2. The rebuttal from social‑democratic and left‑leaning analysts: Nordics show a workable mix
Progressive and socialist commentators emphasize that Nordic countries combined market economies with strong redistribution, high unionization and broad welfare states to achieve low inequality and high human‑development metrics; they argue this demonstrates democratic, non‑authoritarian ways to expand economic democracy and social rights [3] [4]. Authors like Pelle Dragsted and outlets such as Jacobin frame Nordic institutions as "shards" or building blocks of a more democratic economy rather than proof that full public ownership is necessary [3] [11].
3. A key definitional friction: social democracy vs. democratic socialism
A consistent source of disagreement traced in the record is definitional: several analyses stress that Nordic states are social democracies or mixed economies—private property and market mechanisms predominate—whereas "democratic socialism" in many senses implies greater public control of the means of production [5] [12]. This definitional split allows critics to argue Nordics are not examples of the socialist model they criticize, while defenders say the Nordics embody democratic socialist aims in practice [13] [14].
4. Empirical praise and warnings: outcomes and limits in the evidence
Empirical studies and observers highlight Nordic strengths—high Human Development Index rankings, broad welfare provision, strong labor-market institutions and international competitiveness—as evidence social‑democratic policies can coexist with prosperity [15] [16]. At the same time, critics point to pressures—high taxes, concerns about productivity and debates over recent policy retrenchments or privatizations—that they say constrain growth or signal movement away from heavier state roles [1] [9] [2].
5. Contextual factors critics emphasize that complicate direct comparison
Skeptical accounts stress factors that complicate transplanting Nordic outcomes to large, diverse countries: small population size, social cohesion, corporatist labor‑capital arrangements, and revenues from natural resources in some cases [10] [9]. Academic work cautions that the "Nordic model" functions within global markets and may rely on external trade and broader capitalist structures—raising the question of scalability for other polities [17] [18].
6. How proponents of democratic socialism respond to failure narratives
Supporters of democratic socialism reject the equation of all socialist ideas with historical Soviet‑style command economies; they argue modern democratic socialism centers on workplace democracy, mixed ownership forms, and democratic planning to avoid past calculation and incentive problems critics cite [12] [3]. They further point to Nordic achievements in equality and well‑being as practical proof that democratic interventions can improve lives without replicating authoritarian outcomes [3] [11].
7. What available sources do not resolve and why that matters
Available sources do not provide a definitive, universally agreed metric that isolates "socialism" as the causal reason for Nordic outcomes versus other institutional or historical factors; debates therefore hinge on definitions, selection of evidence and normative priorities (not found in current reporting).
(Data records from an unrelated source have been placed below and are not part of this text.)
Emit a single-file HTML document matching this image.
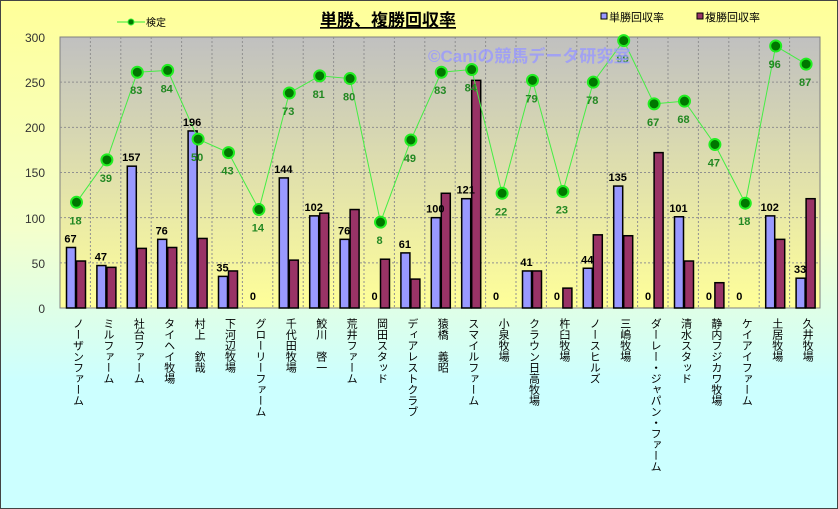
<!DOCTYPE html>
<html><head><meta charset="utf-8"><style>
body{margin:0;width:838px;height:509px;overflow:hidden;font-family:"Liberation Sans","Noto Sans CJK JP",sans-serif}
.wrap{position:relative;width:836px;height:507px;border:1px solid #444;background:linear-gradient(#ffff99 0%,#f4ffcc 45%,#ccffff 75%,#ccffff 100%)}
.xl{position:absolute;top:317px;writing-mode:vertical-rl;font-size:11px;color:#000;line-height:11px;white-space:nowrap}
</style></head><body><div class="wrap">
<svg width="838" height="509" style="position:absolute;left:-1px;top:-1px">
<defs><linearGradient id="pg" x1="0" y1="0" x2="0" y2="1"><stop offset="0" stop-color="#c0c0c0"/><stop offset="1" stop-color="#ffff99"/></linearGradient></defs>
<rect x="60" y="37" width="760" height="271" fill="url(#pg)" stroke="#808080"/>
<g id="grid" stroke="#909090" stroke-dasharray="2,2" stroke-width="1"></g>
<g id="bars"></g>
<g id="line"></g>
<g id="lab"></g>
<g font-size="12" fill="#333" text-anchor="end">
<text x="45" y="42">300</text><text x="45" y="87">250</text><text x="45" y="132">200</text><text x="45" y="177">150</text><text x="45" y="223">100</text><text x="45" y="268">50</text><text x="45" y="313">0</text></g>
<text x="320" y="26" font-size="17" font-weight="bold" text-decoration="underline" fill="#000">単勝、複勝回収率</text>
<text x="428" y="62" font-size="17" font-weight="bold" fill="#9999ff" fill-opacity="0.8">©Caniの競馬データ研究室</text>
<line x1="117" y1="22" x2="145" y2="22" stroke="#33ee33"/><circle cx="131" cy="22" r="3" fill="#007700" stroke="#33ee33"/>
<text x="146" y="26" font-size="10" fill="#000">検定</text>
<rect x="601" y="13" width="6" height="6" fill="#9999ff" stroke="#000"/><text x="609" y="21" font-size="11">単勝回収率</text>
<rect x="697" y="13" width="6" height="6" fill="#993366" stroke="#000"/><text x="705" y="21" font-size="11">複勝回収率</text>
</svg>
<div id="xls"></div>
</div>
<script>
var d=[["ノーザンファーム",67,52,117,18],["ミルファーム",47,45,164,39],["社台ファーム",157,66,261,83],["タイヘイ牧場",76,67,263,84],["村上　欽哉",196,77,187,50],["下河辺牧場",35,41,172,43],["グローリーファーム",0,0,109,14],["千代田牧場",144,53,238,73],["鮫川　啓一",102,105,257,81],["荒井ファーム",76,109,254,80],["岡田スタッド",0,54,95,8],["ディアレストクラブ",61,32,186,49],["猿橋　義昭",100,127,261,83],["スマイルファーム",121,252,264,84],["小泉牧場",0,0,127,22],["クラウン日高牧場",41,41,252,79],["杵臼牧場",0,22,129,23],["ノースヒルズ",44,81,250,78],["三嶋牧場",135,80,296,99],["ダーレー・ジャパン・ファーム",0,172,226,67],["清水スタッド",101,52,229,68],["静内フジカワ牧場",0,28,181,47],["ケイアイファーム",0,0,116,18],["土居牧場",102,76,290,96],["久井牧場",33,121,270,87]];
var W=30.4,X0=60,Y0=308,S=271/300,ns="http://www.w3.org/2000/svg";
function el(p,t,a,txt){var e=document.createElementNS(ns,t);for(var k in a)e.setAttribute(k,a[k]);if(txt!=null)e.textContent=txt;document.getElementById(p).appendChild(e);}
for(var i=1;i<25;i++)el("grid","line",{x1:X0+W*i,y1:37,x2:X0+W*i,y2:308});
for(var v=50;v<300;v+=50)el("grid","line",{x1:60,y1:Y0-v*S,x2:820,y2:Y0-v*S});
var pts=[],h="";
d.forEach(function(r,i){var c=X0+W*i+15.5;
 if(r[1]>0)el("bars","rect",{x:c-9,y:Y0-r[1]*S,width:9,height:r[1]*S,fill:"#9999ff",stroke:"#000","stroke-width":1.5});
 if(r[2]>0)el("bars","rect",{x:c+1,y:Y0-r[2]*S,width:9,height:r[2]*S,fill:"#993366",stroke:"#000","stroke-width":1.5});
 el("lab","text",{x:c-5,y:(r[1]>0?Y0-r[1]*S-5:300),"font-size":11,"font-weight":"bold","text-anchor":"middle"},r[1]);
 pts.push((c+1)+","+(Y0-r[3]*S));
 el("lab","text",{x:c,y:Y0-r[3]*S+22,"font-size":11,"font-weight":"bold","text-anchor":"middle",fill:"#228822"},r[4]);
 h+='<div class="xl" style="left:'+(c-5)+'px">'+r[0]+'</div>';
});
el("line","polyline",{points:pts.join(" "),fill:"none",stroke:"#44ee44","stroke-width":1});
pts.forEach(function(p){var a=p.split(",");el("line","circle",{cx:a[0],cy:a[1],r:5.5,fill:"#007700",stroke:"#22ee22","stroke-width":2});});
document.getElementById("xls").innerHTML=h;
</script>
</body></html>
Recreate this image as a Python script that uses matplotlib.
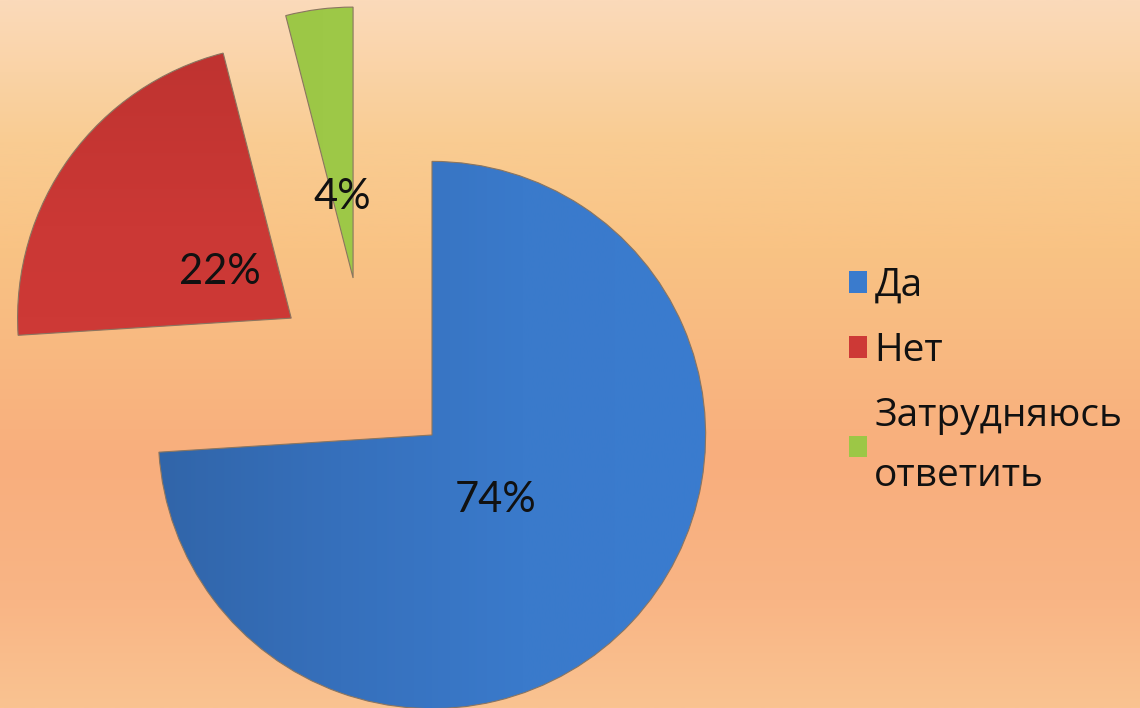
import numpy as np
import matplotlib
matplotlib.use("Agg")
import matplotlib.pyplot as plt
from matplotlib.colors import LinearSegmentedColormap

# ---- data ----
categories = ["Да", "Нет", "Затрудняюсь\nответить"]
values = [74, 22, 4]
colors = ["#3A7BCD", "#CD3936", "#9CC746"]

W, H = 1140, 708
S = 275.0            # pixels per data unit
CX, CY = 432, 435    # pixel position of the main pie centre

fig = plt.figure(figsize=(W / 100, H / 100), dpi=100)
ax = fig.add_axes([0, 0, 1, 1])

x0, x1 = -CX / S, (W - CX) / S
y0, y1 = -(H - CY) / S, CY / S

# background gradient
bg = LinearSegmentedColormap.from_list("bg", [
    (0.00, "#FBDABA"),
    (0.20, "#F9CC92"),
    (0.35, "#F9C384"),
    (0.65, "#F8AE7D"),
    (0.85, "#F9B585"),
    (1.00, "#FAC391"),
])
grad = np.linspace(0, 1, 256).reshape(-1, 1)
ax.imshow(grad, cmap=bg, extent=[x0, x1, y0, y1], aspect="auto",
          origin="upper", zorder=0)

wedges, texts, autotexts = ax.pie(
    values, colors=colors, startangle=90, counterclock=False,
    radius=0.995, autopct="%1.0f%%", pctdistance=0.32,
    wedgeprops=dict(edgecolor="#8a7560", linewidth=0.8),
    textprops=dict(fontsize=30, color="#111111", family=["Lato", "DejaVu Sans"]),
)

# exploded slice positions (shift in data units)
shifts = [(0.0, 0.0), (-0.512, 0.425), (-0.287, 0.571)]
label_dy = -0.02
for w, t, (dx, dy) in zip(wedges, autotexts, shifts):
    w.set_center((dx, dy))
    px, py = t.get_position()
    t.set_position((px + dx, py + dy + label_dy))
    t.set_zorder(5)
wedges[2].set_radius(0.985)

# subtle shading inside each wedge (horizontal for blue/green, vertical for red)
shade = [
    (["#3165A9", "#3670BC", "#3A7ACB", "#3A7CCF"], "h"),
    (["#BE3330", "#CB3835", "#CF3A37", "#D03B38"], "v"),
    (["#96C243", "#9CC746", "#9FCA49", "#A0CB4A"], "h"),
]
for w, (cols, orient) in zip(wedges, shade):
    cm = LinearSegmentedColormap.from_list("w", cols)
    cx, cy = w.center
    arr = np.linspace(0, 1, 256)
    arr = arr.reshape(1, -1) if orient == "h" else arr.reshape(-1, 1)
    im = ax.imshow(arr, cmap=cm, extent=[cx - 1, cx + 1, cy - 1, cy + 1],
                   aspect="auto", origin="upper", zorder=1.5)
    im.set_clip_path(w)
    w.set_zorder(2)
    w.set_facecolor("none")

FS = 28
leg = ax.legend(wedges, categories, loc="upper left",
                bbox_to_anchor=(849 / W, 1 - 267 / H),
                frameon=False,
                prop=dict(family=["Open Sans", "DejaVu Sans"], size=FS),
                handlelength=0.47, handleheight=0.47, handletextpad=0.18,
                labelspacing=0.69, borderpad=0, borderaxespad=0)
for h, c in zip(leg.legend_handles, colors):
    h.set_facecolor(c)
    h.set_edgecolor("none")
for t in leg.get_texts():
    t.set_linespacing(1.78)
    t.set_color("#111111")

ax.set_xlim(x0, x1)
ax.set_ylim(y0, y1)
ax.set_aspect("auto")
ax.axis("off")

fig.savefig("out.png", dpi=100)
That uncertainty is why commentators frame the Nordics both as inspiration and as caveat: their record bolsters arguments for extensive social protections while leaving open questions about scalability and the precise meaning of "socialism" in contemporary politics [15] [6].
Conclusion: Critics and defenders argue from competing definitions and different weightings of empirical factors. The record in the provided reporting shows the Nordic experience is central to the debate but not a settled proof either that democratic socialism must fail or that it is already fully realized in those countries [5] [9].